**Exercise objective**
Keep every line where the word "this" appears; drop the rest.

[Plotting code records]

==========

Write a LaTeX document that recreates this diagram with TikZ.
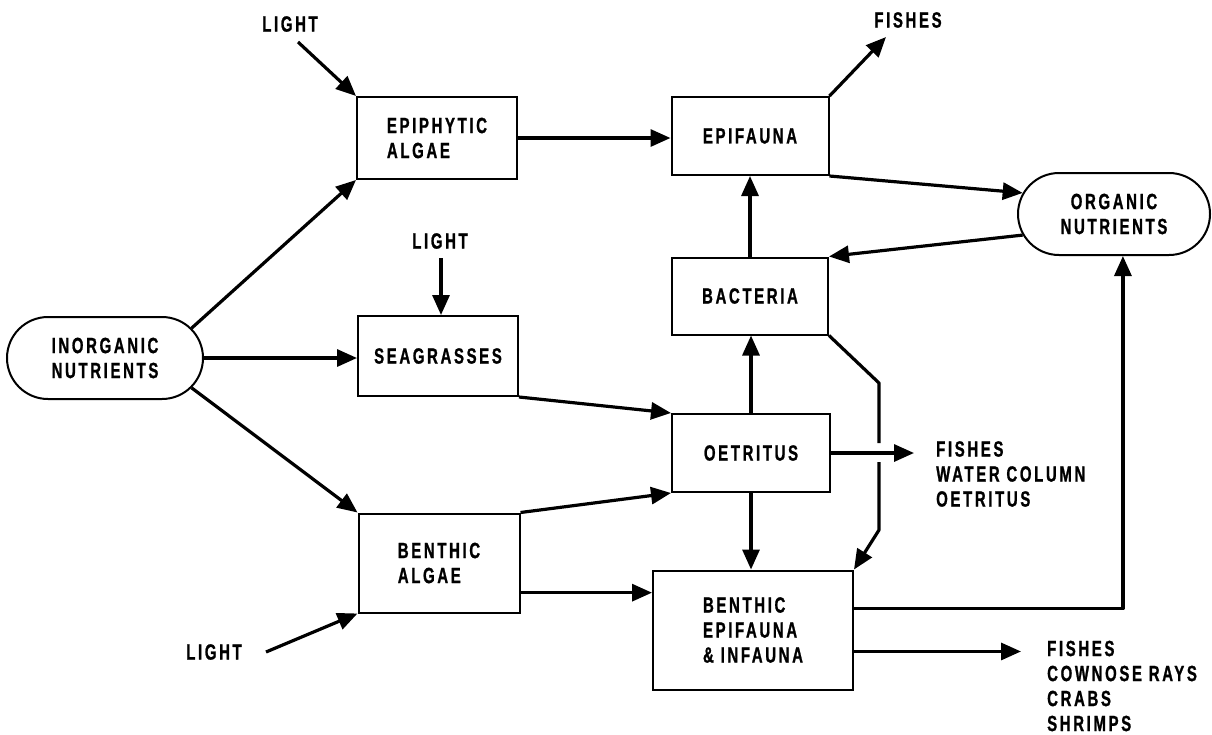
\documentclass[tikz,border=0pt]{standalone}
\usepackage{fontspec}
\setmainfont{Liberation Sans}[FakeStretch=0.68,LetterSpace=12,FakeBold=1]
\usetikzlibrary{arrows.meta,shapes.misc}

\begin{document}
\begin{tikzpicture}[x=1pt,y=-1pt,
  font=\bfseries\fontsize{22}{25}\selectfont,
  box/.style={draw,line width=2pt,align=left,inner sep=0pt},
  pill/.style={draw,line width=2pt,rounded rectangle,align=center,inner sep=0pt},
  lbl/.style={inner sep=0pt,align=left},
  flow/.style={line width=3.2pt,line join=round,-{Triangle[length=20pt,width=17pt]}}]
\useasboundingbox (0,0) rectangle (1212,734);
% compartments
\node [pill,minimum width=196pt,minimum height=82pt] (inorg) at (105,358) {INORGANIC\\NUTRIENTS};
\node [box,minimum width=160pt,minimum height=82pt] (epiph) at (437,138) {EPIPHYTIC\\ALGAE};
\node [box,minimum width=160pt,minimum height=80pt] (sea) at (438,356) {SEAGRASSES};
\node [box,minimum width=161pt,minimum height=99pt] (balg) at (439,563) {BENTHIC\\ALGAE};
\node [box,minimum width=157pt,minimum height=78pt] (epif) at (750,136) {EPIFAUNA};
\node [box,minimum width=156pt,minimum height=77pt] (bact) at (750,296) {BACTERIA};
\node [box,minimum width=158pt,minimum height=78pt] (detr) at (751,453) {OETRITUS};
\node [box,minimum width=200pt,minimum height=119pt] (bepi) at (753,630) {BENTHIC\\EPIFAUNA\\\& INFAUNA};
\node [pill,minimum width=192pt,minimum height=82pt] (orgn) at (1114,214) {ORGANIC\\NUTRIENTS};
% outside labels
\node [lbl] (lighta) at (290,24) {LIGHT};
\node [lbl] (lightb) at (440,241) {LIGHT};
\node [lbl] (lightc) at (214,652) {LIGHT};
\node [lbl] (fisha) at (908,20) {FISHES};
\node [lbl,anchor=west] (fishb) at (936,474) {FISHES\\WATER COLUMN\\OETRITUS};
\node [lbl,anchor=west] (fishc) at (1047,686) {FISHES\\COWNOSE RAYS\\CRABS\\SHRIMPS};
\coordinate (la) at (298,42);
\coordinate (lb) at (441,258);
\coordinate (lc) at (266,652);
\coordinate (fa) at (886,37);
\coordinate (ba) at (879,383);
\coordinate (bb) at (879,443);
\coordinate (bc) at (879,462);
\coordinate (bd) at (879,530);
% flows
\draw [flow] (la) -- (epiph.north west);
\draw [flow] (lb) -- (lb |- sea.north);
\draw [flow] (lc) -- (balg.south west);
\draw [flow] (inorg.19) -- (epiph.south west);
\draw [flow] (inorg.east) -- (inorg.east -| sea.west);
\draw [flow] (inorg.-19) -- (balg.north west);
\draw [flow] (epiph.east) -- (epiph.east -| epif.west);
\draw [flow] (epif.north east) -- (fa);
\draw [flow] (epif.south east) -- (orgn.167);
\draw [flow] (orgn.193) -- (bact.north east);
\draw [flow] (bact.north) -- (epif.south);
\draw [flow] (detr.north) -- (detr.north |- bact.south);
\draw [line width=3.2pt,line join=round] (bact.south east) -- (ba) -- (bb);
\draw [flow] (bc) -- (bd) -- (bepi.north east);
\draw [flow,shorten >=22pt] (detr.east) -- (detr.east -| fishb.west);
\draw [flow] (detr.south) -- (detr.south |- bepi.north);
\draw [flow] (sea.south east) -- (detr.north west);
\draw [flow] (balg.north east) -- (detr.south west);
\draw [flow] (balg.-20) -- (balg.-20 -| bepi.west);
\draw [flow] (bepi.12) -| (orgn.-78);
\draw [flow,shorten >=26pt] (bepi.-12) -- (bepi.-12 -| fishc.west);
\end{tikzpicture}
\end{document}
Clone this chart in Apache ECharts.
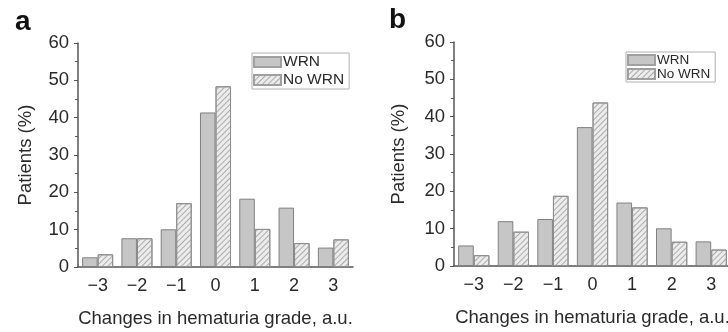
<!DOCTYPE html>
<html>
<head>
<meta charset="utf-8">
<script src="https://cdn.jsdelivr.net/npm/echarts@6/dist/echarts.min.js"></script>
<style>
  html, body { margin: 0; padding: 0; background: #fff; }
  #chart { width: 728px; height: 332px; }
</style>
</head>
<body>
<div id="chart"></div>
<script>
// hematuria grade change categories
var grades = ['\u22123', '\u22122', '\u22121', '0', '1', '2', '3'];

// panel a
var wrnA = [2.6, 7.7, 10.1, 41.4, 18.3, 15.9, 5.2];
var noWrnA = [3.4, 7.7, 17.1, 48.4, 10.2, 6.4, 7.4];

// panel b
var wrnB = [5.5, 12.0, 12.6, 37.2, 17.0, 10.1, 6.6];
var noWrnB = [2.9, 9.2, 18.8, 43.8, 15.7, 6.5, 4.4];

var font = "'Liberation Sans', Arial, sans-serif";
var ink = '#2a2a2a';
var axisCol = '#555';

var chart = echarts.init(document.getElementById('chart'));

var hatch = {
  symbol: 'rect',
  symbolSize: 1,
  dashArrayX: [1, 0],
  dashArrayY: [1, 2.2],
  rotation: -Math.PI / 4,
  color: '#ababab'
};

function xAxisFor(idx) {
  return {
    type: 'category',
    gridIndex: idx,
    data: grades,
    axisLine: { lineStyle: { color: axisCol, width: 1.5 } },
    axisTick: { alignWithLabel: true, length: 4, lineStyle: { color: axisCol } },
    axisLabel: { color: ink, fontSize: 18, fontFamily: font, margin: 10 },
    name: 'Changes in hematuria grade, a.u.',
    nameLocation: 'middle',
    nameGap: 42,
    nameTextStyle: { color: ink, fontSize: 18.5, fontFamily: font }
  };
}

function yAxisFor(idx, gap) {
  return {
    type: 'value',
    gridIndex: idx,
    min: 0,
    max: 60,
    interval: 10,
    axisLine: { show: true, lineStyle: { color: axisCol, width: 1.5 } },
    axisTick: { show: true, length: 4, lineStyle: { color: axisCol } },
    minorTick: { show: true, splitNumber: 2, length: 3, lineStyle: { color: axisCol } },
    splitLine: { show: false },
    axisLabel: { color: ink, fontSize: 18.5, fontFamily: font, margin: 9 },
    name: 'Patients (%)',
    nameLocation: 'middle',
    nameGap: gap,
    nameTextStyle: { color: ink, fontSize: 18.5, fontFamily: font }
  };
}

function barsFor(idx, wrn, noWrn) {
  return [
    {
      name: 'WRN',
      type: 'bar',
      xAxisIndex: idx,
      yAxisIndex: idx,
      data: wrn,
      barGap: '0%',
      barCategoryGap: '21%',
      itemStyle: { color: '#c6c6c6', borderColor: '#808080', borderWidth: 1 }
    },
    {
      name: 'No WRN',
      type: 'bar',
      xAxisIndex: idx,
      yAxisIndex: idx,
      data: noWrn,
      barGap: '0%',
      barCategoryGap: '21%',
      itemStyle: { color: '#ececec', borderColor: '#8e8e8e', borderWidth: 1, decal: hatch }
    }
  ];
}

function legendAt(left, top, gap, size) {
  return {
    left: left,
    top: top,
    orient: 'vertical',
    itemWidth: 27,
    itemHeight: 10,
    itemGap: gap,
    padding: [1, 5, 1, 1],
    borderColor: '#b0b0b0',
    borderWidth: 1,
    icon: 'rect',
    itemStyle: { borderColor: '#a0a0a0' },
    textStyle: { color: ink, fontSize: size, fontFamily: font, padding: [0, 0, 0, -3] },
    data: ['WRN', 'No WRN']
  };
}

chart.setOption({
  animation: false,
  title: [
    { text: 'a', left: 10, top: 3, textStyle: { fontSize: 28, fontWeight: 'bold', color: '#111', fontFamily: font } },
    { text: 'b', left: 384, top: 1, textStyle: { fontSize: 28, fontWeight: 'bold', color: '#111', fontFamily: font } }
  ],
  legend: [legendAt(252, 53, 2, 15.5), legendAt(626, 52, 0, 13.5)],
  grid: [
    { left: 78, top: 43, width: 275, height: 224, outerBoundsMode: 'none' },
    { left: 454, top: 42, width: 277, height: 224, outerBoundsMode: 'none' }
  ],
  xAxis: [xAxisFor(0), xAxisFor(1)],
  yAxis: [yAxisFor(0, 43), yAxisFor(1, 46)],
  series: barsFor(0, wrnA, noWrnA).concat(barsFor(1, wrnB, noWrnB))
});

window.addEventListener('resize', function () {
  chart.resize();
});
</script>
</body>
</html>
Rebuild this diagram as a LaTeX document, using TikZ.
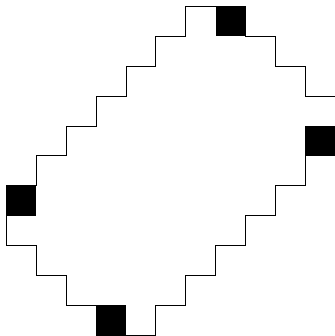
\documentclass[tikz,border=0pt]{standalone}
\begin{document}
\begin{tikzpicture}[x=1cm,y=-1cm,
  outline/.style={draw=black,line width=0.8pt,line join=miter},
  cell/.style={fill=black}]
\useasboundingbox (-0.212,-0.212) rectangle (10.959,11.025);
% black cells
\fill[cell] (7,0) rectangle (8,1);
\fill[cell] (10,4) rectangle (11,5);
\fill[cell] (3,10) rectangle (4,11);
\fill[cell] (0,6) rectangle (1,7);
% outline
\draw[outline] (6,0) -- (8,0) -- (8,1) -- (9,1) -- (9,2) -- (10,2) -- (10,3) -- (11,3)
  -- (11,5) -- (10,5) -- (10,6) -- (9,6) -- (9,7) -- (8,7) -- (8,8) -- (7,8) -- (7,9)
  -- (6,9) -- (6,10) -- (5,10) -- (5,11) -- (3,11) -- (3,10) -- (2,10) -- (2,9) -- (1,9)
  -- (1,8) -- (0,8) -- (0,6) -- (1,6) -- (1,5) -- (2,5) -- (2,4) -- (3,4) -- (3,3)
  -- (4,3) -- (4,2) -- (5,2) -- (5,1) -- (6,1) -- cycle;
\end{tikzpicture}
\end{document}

==========

**Answer to the exercise**
Write a LaTeX document that recreates this diagram with TikZ.
Clone this chart in Apache ECharts.
Rebuild this diagram as a LaTeX document, using TikZ.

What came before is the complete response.